» **Collected data**
══════════

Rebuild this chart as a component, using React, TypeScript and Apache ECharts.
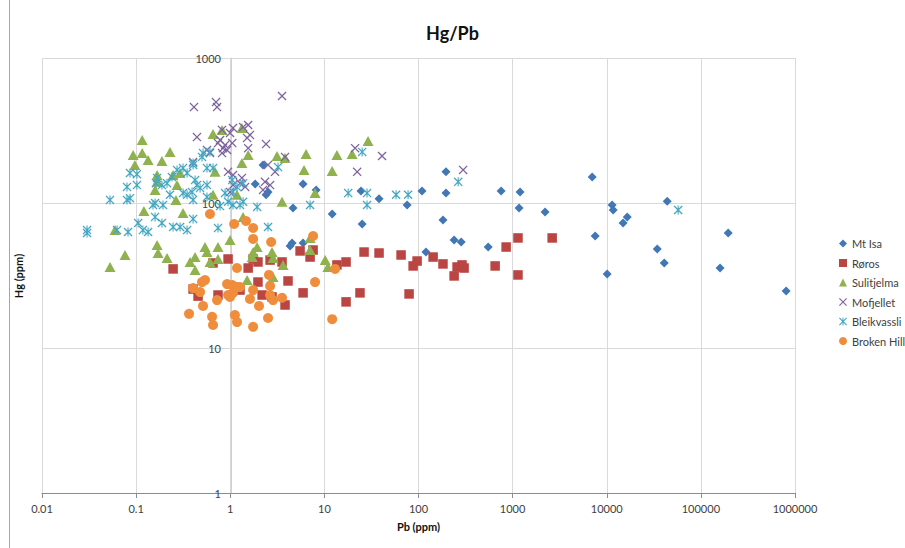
import React, { useEffect, useRef } from "react";
import * as echarts from "echarts";

const xTickLabels = ["0.01", "0.1", "1", "10", "100", "1000", "10000", "100000", "1000000"];
const yTickLabels = ["1", "10", "100", "1000"];
const seriesNames = ["Mt Isa", "Røros", "Sulitjelma", "Mofjellet", "Bleikvassli", "Broken Hill"];

const mtIsa: [number, number][] = [
  [2.23, 183], [1.84, 135], [2.4, 114], [2.52, 119], [5.94, 135], [8.17, 123], [4.64, 92.4], [12.1, 84],
  [4.54, 53], [5.94, 53], [4.32, 50.5], [24.5, 121], [25.2, 71.6], [38.1, 107], [75.7, 96.9], [109, 121],
  [196, 164], [196, 117], [182, 76.3], [120, 45.9], [239, 55.6], [284, 53.8], [550, 49.7], [755, 121],
  [1200, 119], [1170, 92.4], [2210, 86.7], [7000, 151], [7540, 59.2], [11400, 96.9], [11700, 89.5],
  [16500, 80], [14900, 72.8], [10100, 32.4], [43900, 103], [34400, 48.2], [40800, 38.6], [195000, 62.1],
  [160000, 35.6], [805000, 24.7],
];

const roros: [number, number][] = [
  [0.247, 35.1], [0.403, 25.5], [0.455, 22.8], [0.656, 38.6], [0.741, 23.2], [0.948, 41.1], [1.27, 25.1],
  [1.55, 35.6], [1.75, 41.1], [1.97, 39.2], [1.97, 28.5], [2.18, 23.2], [2.65, 40.4], [2.78, 22.5],
  [3.55, 39.2], [4.11, 29.0], [3.82, 19.8], [5.52, 46.7], [5.94, 24.0], [7.05, 42.4], [7.59, 47.4],
  [13.6, 37.4], [17.0, 39.2], [17.0, 20.8], [23.9, 24.0], [26.4, 45.9], [38.1, 45.2], [65.3, 43.8],
  [79.4, 23.6], [87.7, 36.8], [96.6, 39.8], [143, 42.4], [182, 38.0], [239, 31.4], [257, 36.2],
  [290, 37.4], [305, 35.6], [652, 36.8], [853, 49.7], [1140, 57.4], [1140, 31.9], [2630, 57.4],
];

const sulitjelma: [number, number][] = [
  [0.116, 272], [0.093, 214], [0.116, 221], [0.134, 198], [0.188, 195], [0.229, 225], [0.097, 183],
  [0.167, 156], [0.247, 156], [0.293, 161], [0.656, 299], [0.818, 319], [1.33, 329], [1.55, 214],
  [1.33, 189], [0.689, 164], [0.167, 140], [0.272, 133], [0.159, 123], [0.656, 114], [0.265, 105],
  [1.18, 114], [3.14, 211], [3.82, 204], [6.39, 218], [6.08, 169], [7.96, 117], [13.6, 214], [19.7, 218],
  [29.1, 268], [12.1, 166], [3.55, 102], [0.121, 88.1], [0.315, 85.3], [0.0597, 65.1], [0.995, 55.6],
  [1.37, 80.1], [0.167, 51.3], [0.171, 45.2], [0.213, 41.8], [0.0762, 43.8], [0.0528, 36.2], [0.374, 39.2],
  [0.423, 42.4], [0.539, 49.7], [0.566, 45.9], [0.741, 49.7], [0.609, 39.2], [0.741, 41.1], [1.71, 42.4],
  [1.75, 45.9], [1.93, 49.7], [2.78, 45.9], [2.85, 41.8], [3.64, 37.4], [7.05, 47.4], [7.05, 57.4],
  [10.2, 40.4], [10.9, 36.2], [1.51, 29.4], [2.85, 30.9], [0.423, 34.5],
];

const mofjellet: [number, number][] = [
  [0.412, 459], [0.706, 497], [0.724, 459], [3.55, 547], [0.443, 285], [0.818, 319], [0.995, 304],
  [1.07, 329], [1.37, 334], [1.55, 345], [0.78, 272], [0.881, 251], [1.05, 259], [0.925, 232], [0.818, 221],
  [1.51, 281], [1.55, 239], [1.62, 295], [2.4, 255], [3.82, 208], [0.403, 192], [0.566, 232], [0.609, 221],
  [0.948, 164], [1.07, 156], [1.33, 149], [1.07, 133], [1.27, 137], [0.995, 119], [1.44, 129], [2.52, 183],
  [2.99, 164], [2.34, 140], [2.65, 133], [2.23, 123], [21.2, 239], [41.0, 211], [22.3, 164], [298, 169],
  [0.741, 259], [0.838, 239],
];

const bleikvassli: [number, number][] = [
  [0.0301, 65.1], [0.0301, 62.1], [0.0528, 105], [0.0627, 65.1], [0.08, 129], [0.08, 105], [0.0861, 161],
  [0.0861, 108], [0.102, 158], [0.102, 133], [0.082, 63.1], [0.105, 72.8], [0.118, 65.1], [0.134, 63.1],
  [0.151, 96.9], [0.193, 96.9], [0.159, 80.1], [0.188, 72.8], [0.247, 68.3], [0.293, 68.3], [0.348, 65.1],
  [0.403, 77.6], [0.159, 100], [0.167, 149], [0.188, 133], [0.163, 137], [0.213, 137], [0.24, 151],
  [0.272, 169], [0.315, 174], [0.348, 161], [0.403, 183], [0.443, 133], [0.478, 127], [0.566, 133],
  [0.566, 174], [0.514, 221], [0.609, 225], [0.656, 174], [0.393, 119], [0.315, 117], [0.566, 110],
  [0.78, 95.3], [1.07, 96.9], [1.27, 96.9], [1.05, 144], [1.18, 129], [1.37, 137], [1.07, 119], [0.881, 117],
  [0.741, 67.2], [1.93, 93.9], [2.52, 68.3], [3.22, 177], [7.05, 96.9], [17.9, 117], [25.2, 225],
  [28.4, 117], [28.4, 96.9], [57.8, 114], [77.5, 114], [264, 140], [57400, 89.5], [0.229, 114],
  [0.348, 114], [0.403, 105], [0.948, 102], [1.37, 102], [0.423, 144], [0.501, 208], [0.403, 189],
];

const brokenHill: [number, number][] = [
  [0.609, 84.0], [1.1, 71.6], [1.47, 75.1], [1.75, 67.2], [1.75, 56.5], [2.72, 53.8], [7.59, 59.2],
  [1.18, 35.6], [2.58, 31.9], [7.96, 28.5], [13.0, 35.1], [0.501, 28.5], [0.539, 29.4], [0.403, 25.9],
  [0.478, 24.3], [0.925, 27.6], [1.05, 27.2], [1.18, 26.3], [1.27, 26.3], [1.75, 25.1], [0.948, 23.2],
  [1.07, 24.0], [0.995, 22.5], [2.65, 26.8], [2.65, 23.2], [2.85, 21.4], [3.55, 22.2], [1.62, 21.8],
  [0.724, 21.4], [0.514, 19.5], [2.02, 19.5], [0.365, 17.2], [0.641, 16.4], [0.656, 14.4], [1.12, 16.9],
  [1.18, 15.1], [1.75, 14.0], [2.52, 16.1], [12.1, 15.8],
];

const seriesData = [mtIsa, roros, sulitjelma, mofjellet, bleikvassli, brokenHill];
const colors = ["#4277B6", "#BA4542", "#8FB24E", "#7F63A1", "#44A8C3", "#F08D3C"];
const xPath = "path://M0,1L1,0L5,4L9,0L10,1L6,5L10,9L9,10L5,6L1,10L0,9L4,5Z";
const starPath =
  "path://M0,1L1,0L5,4L9,0L10,1L6,5L10,9L9,10L5,6L1,10L0,9L4,5Z M4.4,0L5.6,0L5.6,10L4.4,10Z";
const symbols = ["diamond", "rect", "triangle", xPath, starPath, "circle"];
const symbolSizes: any[] = [9, 9.5, [11, 10], 9, 9, 10];

const FONT = "Lato, Calibri, 'Open Sans', sans-serif";

function fmtLog(v: number, labels: string[], offset: number) {
  const i = Math.round(Math.log10(v)) + offset;
  return labels[i] ?? "";
}

export default function App() {
  const ref = useRef<HTMLDivElement>(null);
  useEffect(() => {
    if (!ref.current) return;
    const chart = echarts.init(ref.current, undefined, { renderer: "svg" });
    chart.setOption({
      animation: false,
      backgroundColor: "#ffffff",
      textStyle: { fontFamily: FONT },
      title: {
        text: "Hg/Pb",
        left: "center",
        top: 19,
        textStyle: { fontSize: 18, fontWeight: "bold", color: "#111", fontFamily: FONT },
      },
      legend: {
        orient: "vertical",
        left: 834,
        top: 233,
        itemWidth: 8,
        itemHeight: 8,
        itemGap: 8.5,
        data: seriesNames,
        textStyle: { fontSize: 11, color: "#404040", fontFamily: FONT },
      },
      grid: { left: 42, top: 58, width: 753, height: 435, containLabel: false },
      xAxis: {
        type: "log",
        logBase: 10,
        min: 0.01,
        max: 1000000,
        name: "Pb (ppm)",
        nameLocation: "middle",
        nameGap: 28,
        nameTextStyle: { fontSize: 11, fontWeight: "bold", color: "#111", fontFamily: FONT },
        axisLine: { show: true, lineStyle: { color: "#8c8c8c" } },
        axisTick: { show: true, length: 5, lineStyle: { color: "#8c8c8c" } },
        splitLine: { show: true, lineStyle: { color: "#d9d9d9", width: 1 } },
        axisLabel: {
          fontSize: 11,
          color: "#404040",
          margin: 10,
          fontFamily: FONT,
          formatter: (v: number) => fmtLog(v, xTickLabels, 2),
        },
      },
      yAxis: {
        type: "log",
        logBase: 10,
        min: 1,
        max: 1000,
        offset: -189,
        axisLine: { show: true, lineStyle: { color: "#d0d0d0" } },
        axisTick: { show: false },
        splitLine: { show: true, lineStyle: { color: "#d9d9d9", width: 1 } },
        axisLabel: {
          fontSize: 11,
          color: "#404040",
          margin: 10,
          fontFamily: FONT,
          formatter: (v: number) => fmtLog(v, yTickLabels, 0),
        },
      },
      graphic: [
        {
          type: "line",
          shape: { x1: 9.5, y1: 0, x2: 9.5, y2: 548 },
          style: { stroke: "#a6a6a6", lineWidth: 1 },
        },
        {
          type: "text",
          x: 18,
          y: 276,
          rotation: Math.PI / 2,
          style: {
            text: "Hg (ppm)",
            font: `bold 11px ${FONT}`,
            fill: "#111",
            align: "center",
            verticalAlign: "middle",
          },
        },
      ],
      series: seriesNames.map((name, i) => ({
        name,
        type: "scatter",
        data: seriesData[i],
        symbol: symbols[i],
        symbolSize: symbolSizes[i],
        itemStyle: { color: colors[i], opacity: 1 },
        emphasis: { disabled: true },
        z: 2 + i,
      })),
    });
    return () => chart.dispose();
  }, []);
  return (
    <div
      ref={ref}
      style={{ position: "fixed", left: 0, top: 0, width: 905, height: 548, background: "#fff" }}
    />
  );
}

══════════

» **Problem to work on**
Locate each line containing the string "React" and show it.

» **Solution for this exercise**
Rebuild this chart as a component, using React, TypeScript and Apache ECharts.
import React, { useEffect, useRef } from "react";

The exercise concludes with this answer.